*GOAL OF THE EXERCISE:*
Omit all images, then return the remaining material exactly as it stands.

----------

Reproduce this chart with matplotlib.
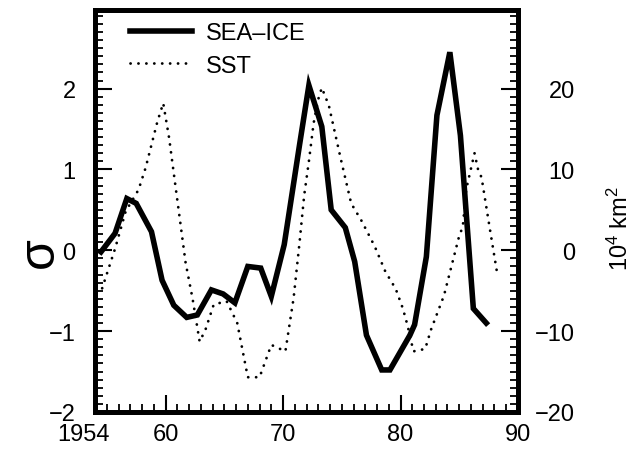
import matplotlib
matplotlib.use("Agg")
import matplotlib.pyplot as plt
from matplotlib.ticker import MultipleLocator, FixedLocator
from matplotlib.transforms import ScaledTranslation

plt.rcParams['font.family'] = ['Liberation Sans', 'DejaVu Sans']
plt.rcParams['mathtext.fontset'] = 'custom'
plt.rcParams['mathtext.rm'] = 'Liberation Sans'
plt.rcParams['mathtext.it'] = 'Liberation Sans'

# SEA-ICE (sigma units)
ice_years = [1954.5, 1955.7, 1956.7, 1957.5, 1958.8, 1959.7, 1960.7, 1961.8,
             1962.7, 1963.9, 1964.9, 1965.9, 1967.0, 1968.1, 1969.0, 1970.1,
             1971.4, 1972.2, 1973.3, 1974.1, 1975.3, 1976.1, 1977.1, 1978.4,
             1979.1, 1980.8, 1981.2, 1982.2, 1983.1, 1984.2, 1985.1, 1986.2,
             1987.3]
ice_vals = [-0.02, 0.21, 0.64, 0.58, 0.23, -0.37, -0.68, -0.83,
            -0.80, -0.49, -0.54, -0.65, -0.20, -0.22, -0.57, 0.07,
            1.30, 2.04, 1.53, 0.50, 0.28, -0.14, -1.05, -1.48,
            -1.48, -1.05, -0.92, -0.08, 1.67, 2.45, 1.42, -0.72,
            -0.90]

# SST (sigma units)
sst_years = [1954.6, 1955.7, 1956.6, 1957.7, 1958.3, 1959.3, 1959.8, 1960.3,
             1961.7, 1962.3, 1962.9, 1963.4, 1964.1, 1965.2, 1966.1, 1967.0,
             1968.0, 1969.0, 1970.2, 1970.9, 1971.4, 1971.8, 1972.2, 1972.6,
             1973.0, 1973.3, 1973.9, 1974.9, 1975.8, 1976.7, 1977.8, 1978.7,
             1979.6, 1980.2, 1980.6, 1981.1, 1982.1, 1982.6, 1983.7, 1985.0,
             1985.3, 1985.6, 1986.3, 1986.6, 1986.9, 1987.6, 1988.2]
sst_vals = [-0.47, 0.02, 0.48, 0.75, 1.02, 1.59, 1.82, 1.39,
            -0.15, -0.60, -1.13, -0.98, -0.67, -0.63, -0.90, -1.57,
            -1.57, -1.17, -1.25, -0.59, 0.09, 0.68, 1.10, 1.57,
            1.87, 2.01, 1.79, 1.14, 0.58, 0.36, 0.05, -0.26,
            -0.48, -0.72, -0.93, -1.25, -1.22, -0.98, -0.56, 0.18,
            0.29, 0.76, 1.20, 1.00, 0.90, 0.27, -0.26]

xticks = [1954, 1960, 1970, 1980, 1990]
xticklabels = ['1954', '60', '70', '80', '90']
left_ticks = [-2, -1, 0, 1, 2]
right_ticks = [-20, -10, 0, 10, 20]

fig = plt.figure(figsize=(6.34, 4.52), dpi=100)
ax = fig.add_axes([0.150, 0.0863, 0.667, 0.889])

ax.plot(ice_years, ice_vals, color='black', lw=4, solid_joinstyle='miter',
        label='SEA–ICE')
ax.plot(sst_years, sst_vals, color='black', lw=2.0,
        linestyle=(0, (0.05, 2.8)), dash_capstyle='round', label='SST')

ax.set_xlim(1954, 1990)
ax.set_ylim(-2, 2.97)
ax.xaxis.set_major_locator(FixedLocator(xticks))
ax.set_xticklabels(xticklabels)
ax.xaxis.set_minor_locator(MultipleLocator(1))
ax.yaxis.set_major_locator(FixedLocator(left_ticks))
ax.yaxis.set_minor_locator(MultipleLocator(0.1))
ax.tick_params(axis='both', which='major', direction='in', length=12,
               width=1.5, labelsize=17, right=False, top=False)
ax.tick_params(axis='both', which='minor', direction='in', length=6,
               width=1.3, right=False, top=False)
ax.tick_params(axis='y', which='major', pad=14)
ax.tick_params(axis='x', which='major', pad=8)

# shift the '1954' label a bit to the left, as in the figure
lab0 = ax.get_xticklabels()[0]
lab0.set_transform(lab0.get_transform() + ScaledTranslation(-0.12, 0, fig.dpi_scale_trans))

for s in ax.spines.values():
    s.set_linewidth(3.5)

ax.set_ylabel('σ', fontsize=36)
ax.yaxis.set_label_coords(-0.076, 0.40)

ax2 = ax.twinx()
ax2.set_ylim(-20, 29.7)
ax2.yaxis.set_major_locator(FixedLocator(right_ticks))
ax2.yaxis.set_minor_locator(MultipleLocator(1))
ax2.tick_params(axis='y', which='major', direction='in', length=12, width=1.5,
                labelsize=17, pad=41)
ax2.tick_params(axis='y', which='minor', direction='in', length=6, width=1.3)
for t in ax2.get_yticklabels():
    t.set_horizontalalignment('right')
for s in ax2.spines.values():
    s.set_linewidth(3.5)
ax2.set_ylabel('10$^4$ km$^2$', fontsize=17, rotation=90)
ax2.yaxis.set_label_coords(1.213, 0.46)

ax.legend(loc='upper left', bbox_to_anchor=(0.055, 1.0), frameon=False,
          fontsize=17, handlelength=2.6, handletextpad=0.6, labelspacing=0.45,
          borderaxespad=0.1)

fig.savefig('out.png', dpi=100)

----------

*FULL SOLUTION:*
Reproduce this chart with matplotlib.
import matplotlib
matplotlib.use("Agg")
import matplotlib.pyplot as plt
from matplotlib.ticker import MultipleLocator, FixedLocator
from matplotlib.transforms import ScaledTranslation

plt.rcParams['font.family'] = ['Liberation Sans', 'DejaVu Sans']
plt.rcParams['mathtext.fontset'] = 'custom'
plt.rcParams['mathtext.rm'] = 'Liberation Sans'
plt.rcParams['mathtext.it'] = 'Liberation Sans'

# SEA-ICE (sigma units)
ice_years = [1954.5, 1955.7, 1956.7, 1957.5, 1958.8, 1959.7, 1960.7, 1961.8,
             1962.7, 1963.9, 1964.9, 1965.9, 1967.0, 1968.1, 1969.0, 1970.1,
             1971.4, 1972.2, 1973.3, 1974.1, 1975.3, 1976.1, 1977.1, 1978.4,
             1979.1, 1980.8, 1981.2, 1982.2, 1983.1, 1984.2, 1985.1, 1986.2,
             1987.3]
ice_vals = [-0.02, 0.21, 0.64, 0.58, 0.23, -0.37, -0.68, -0.83,
            -0.80, -0.49, -0.54, -0.65, -0.20, -0.22, -0.57, 0.07,
            1.30, 2.04, 1.53, 0.50, 0.28, -0.14, -1.05, -1.48,
            -1.48, -1.05, -0.92, -0.08, 1.67, 2.45, 1.42, -0.72,
            -0.90]

# SST (sigma units)
sst_years = [1954.6, 1955.7, 1956.6, 1957.7, 1958.3, 1959.3, 1959.8, 1960.3,
             1961.7, 1962.3, 1962.9, 1963.4, 1964.1, 1965.2, 1966.1, 1967.0,
             1968.0, 1969.0, 1970.2, 1970.9, 1971.4, 1971.8, 1972.2, 1972.6,
             1973.0, 1973.3, 1973.9, 1974.9, 1975.8, 1976.7, 1977.8, 1978.7,
             1979.6, 1980.2, 1980.6, 1981.1, 1982.1, 1982.6, 1983.7, 1985.0,
             1985.3, 1985.6, 1986.3, 1986.6, 1986.9, 1987.6, 1988.2]
sst_vals = [-0.47, 0.02, 0.48, 0.75, 1.02, 1.59, 1.82, 1.39,
            -0.15, -0.60, -1.13, -0.98, -0.67, -0.63, -0.90, -1.57,
            -1.57, -1.17, -1.25, -0.59, 0.09, 0.68, 1.10, 1.57,
            1.87, 2.01, 1.79, 1.14, 0.58, 0.36, 0.05, -0.26,
            -0.48, -0.72, -0.93, -1.25, -1.22, -0.98, -0.56, 0.18,
            0.29, 0.76, 1.20, 1.00, 0.90, 0.27, -0.26]

xticks = [1954, 1960, 1970, 1980, 1990]
xticklabels = ['1954', '60', '70', '80', '90']
left_ticks = [-2, -1, 0, 1, 2]
right_ticks = [-20, -10, 0, 10, 20]

fig = plt.figure(figsize=(6.34, 4.52), dpi=100)
ax = fig.add_axes([0.150, 0.0863, 0.667, 0.889])

ax.plot(ice_years, ice_vals, color='black', lw=4, solid_joinstyle='miter',
        label='SEA–ICE')
ax.plot(sst_years, sst_vals, color='black', lw=2.0,
        linestyle=(0, (0.05, 2.8)), dash_capstyle='round', label='SST')

ax.set_xlim(1954, 1990)
ax.set_ylim(-2, 2.97)
ax.xaxis.set_major_locator(FixedLocator(xticks))
ax.set_xticklabels(xticklabels)
ax.xaxis.set_minor_locator(MultipleLocator(1))
ax.yaxis.set_major_locator(FixedLocator(left_ticks))
ax.yaxis.set_minor_locator(MultipleLocator(0.1))
ax.tick_params(axis='both', which='major', direction='in', length=12,
               width=1.5, labelsize=17, right=False, top=False)
ax.tick_params(axis='both', which='minor', direction='in', length=6,
               width=1.3, right=False, top=False)
ax.tick_params(axis='y', which='major', pad=14)
ax.tick_params(axis='x', which='major', pad=8)

# shift the '1954' label a bit to the left, as in the figure
lab0 = ax.get_xticklabels()[0]
lab0.set_transform(lab0.get_transform() + ScaledTranslation(-0.12, 0, fig.dpi_scale_trans))

for s in ax.spines.values():
    s.set_linewidth(3.5)

ax.set_ylabel('σ', fontsize=36)
ax.yaxis.set_label_coords(-0.076, 0.40)

ax2 = ax.twinx()
ax2.set_ylim(-20, 29.7)
ax2.yaxis.set_major_locator(FixedLocator(right_ticks))
ax2.yaxis.set_minor_locator(MultipleLocator(1))
ax2.tick_params(axis='y', which='major', direction='in', length=12, width=1.5,
                labelsize=17, pad=41)
ax2.tick_params(axis='y', which='minor', direction='in', length=6, width=1.3)
for t in ax2.get_yticklabels():
    t.set_horizontalalignment('right')
for s in ax2.spines.values():
    s.set_linewidth(3.5)
ax2.set_ylabel('10$^4$ km$^2$', fontsize=17, rotation=90)
ax2.yaxis.set_label_coords(1.213, 0.46)

ax.legend(loc='upper left', bbox_to_anchor=(0.055, 1.0), frameon=False,
          fontsize=17, handlelength=2.6, handletextpad=0.6, labelspacing=0.45,
          borderaxespad=0.1)

fig.savefig('out.png', dpi=100)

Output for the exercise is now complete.